At this point, only functions take integer arguments, and those returning
integer or sensor values will work with motlle (in particular, functions
relating to Mate buffers cannot be used).

4.2 Communication functions
---------------------------

To include the communications library in a VM, add 
  <LOAD FILE="../matelib/gen/commfns.vmsf">
to your .vmsf file (base.vmsf already contains this library).

This library supports single-hop, broadcast and serial port communication.
It includes three functions and one context:

  send: i s -> b. Send packet s to address i, returning success/failure.
    if i is uart_addr, sends to the serial port
    if i is bcast_addr, broadcasts the message

  encode: v -> s. Encode a vector as a string. Produces a string which
   is the concatenation of the elements of v, each encoded as follows:
    i: encode as 2 little-endian bytes
    f: encode as 4-byte float
    s: encode n-char string as n identical bytes
    i . x: encode x as usual, pad (w/ 0s) or truncate to n bytes
           ignored for floats (always encoded as 4 bytes)


  decode: s v -> v. Decode string s into v, based on the decoding rules
   specified in v. Elements of v should be:
    i: 1->1-byte unsigned, 2->2-byte unsigned, 
       -1->1-byte signed, -2->2-byte signed
    f: decode a 4-byte float
    s2: overwrite s2 with chars from s

The context is called receive, and is executed when a message sent via
'send' from another mote is received. To access the message, you use the
  received_msg: -> s.

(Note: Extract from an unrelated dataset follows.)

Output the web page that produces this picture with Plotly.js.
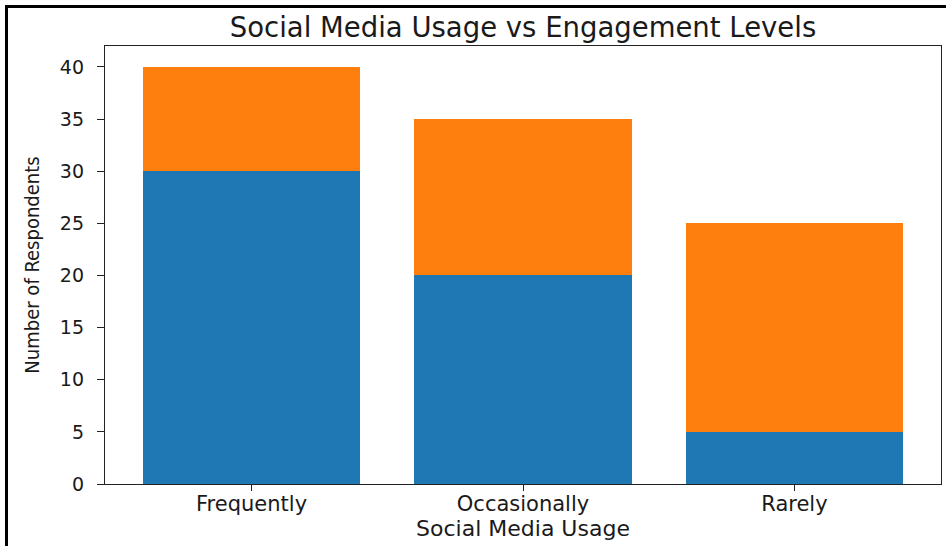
<!DOCTYPE html>
<html>
<head>
<meta charset="utf-8">
<script src="https://cdn.plot.ly/plotly-3.0.1.min.js"></script>
<style>
  html, body { margin: 0; padding: 0; background: #ffffff; }
  #wrap { position: relative; width: 946px; height: 546px; overflow: hidden; }
  #frame { position: absolute; left: 5px; top: 5px; width: 960px; height: 560px;
           border-left: 3px solid #000; border-top: 3px solid #000; box-sizing: border-box; pointer-events: none; }
  #chart { position: absolute; left: 0; top: 0; width: 946px; height: 546px; }
</style>
</head>
<body>
<div id="wrap">
  <div id="chart"></div>
  <div id="frame"></div>
</div>
<script>
// Data
const categories = ['Frequently', 'Occasionally', 'Rarely'];
const highEngagement = [30, 20, 5];
const lowEngagement = [10, 15, 20];
const yTickValues = [0, 5, 10, 15, 20, 25, 30, 35, 40];

const traces = [
  { type: 'bar', x: categories, y: highEngagement, name: 'High Engagement',
    marker: { color: '#1f77b4', line: { width: 0 } }, hoverinfo: 'x+y+name' },
  { type: 'bar', x: categories, y: lowEngagement, name: 'Low Engagement',
    marker: { color: '#ff7f0e', line: { width: 0 } }, hoverinfo: 'x+y+name' }
];

const layout = {
  width: 946, height: 546,
  margin: { l: 105, r: 5, t: 46, b: 62, pad: 0 },
  paper_bgcolor: '#ffffff', plot_bgcolor: '#ffffff',
  barmode: 'stack', bargap: 0.2,
  showlegend: false,
  title: {
    text: 'Social Media Usage vs Engagement Levels',
    font: { family: 'DejaVu Sans, sans-serif', size: 27.5, color: '#1a1a1a' },
    x: 0.5, xref: 'paper', xanchor: 'center',
    y: 1 - 27 / 546, yref: 'container', yanchor: 'middle'
  },
  xaxis: {
    type: 'category',
    range: [-0.54, 2.54],
    showline: true, mirror: true, linecolor: '#222', linewidth: 1.3,
    showgrid: false, zeroline: false,
    ticks: 'outside', ticklen: 6, tickwidth: 1.2, tickcolor: '#222',
    ticklabelstandoff: -5,
    tickfont: { family: 'DejaVu Sans, sans-serif', size: 21, color: '#1a1a1a' },
    title: { text: 'Social Media Usage', standoff: 0,
             font: { family: 'DejaVu Sans, sans-serif', size: 22, color: '#1a1a1a' } }
  },
  yaxis: {
    range: [0, 42],
    tickmode: 'array', tickvals: yTickValues, ticktext: yTickValues.map(String),
    showline: true, mirror: true, linecolor: '#222', linewidth: 1.3,
    showgrid: false, zeroline: false,
    ticks: 'outside', ticklen: 7, tickwidth: 1.2, tickcolor: '#222',
    ticklabelstandoff: 9,
    tickfont: { family: 'DejaVu Sans, sans-serif', size: 19, color: '#1a1a1a' },
    title: { text: 'Number of Respondents', standoff: 14,
             font: { family: 'DejaVu Sans Condensed, DejaVu Sans, sans-serif', size: 20, color: '#1a1a1a' } }
  }
};

Plotly.newPlot('chart', traces, layout, { displayModeBar: false });
</script>
</body>
</html>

Return received message
function.

The messages sent and received by this library use active message id 42.

For example, in the oscillosope application, mote 0 forwards all received
messages to the serial port:
  any receive() {
    if (id() == 0)
      send(uart_addr, received_msg());
  }

Messages are typically sent using encode:
  // send a 4-byte message with the values of x and y
  send(bcast_addr, encode(vector(x, y)));

This message could be decoded like this:
  any receive() {
    any decoded = decode(received_msg(), vector(2, 2));
    // decoded[0] is now the x value sent, and decode[1] the y value
  }

The oscilloscope.mt example contains a more complex use:
  any readings = make_vector(10);
  ...
  send(bcast_addr, encode(vector(id(), current, 0, encode(readings))));

This creates a 26 byte message whose format is:
  bytes 0, 1: the sender's node id
  bytes 2, 3: the value of current
  bytes 4, 5: 0
  bytes 6-25: the 10 elements of readings, encoded with 2 bytes per number
This is the format expected by the net.tinyos.oscope.oscilloscope application.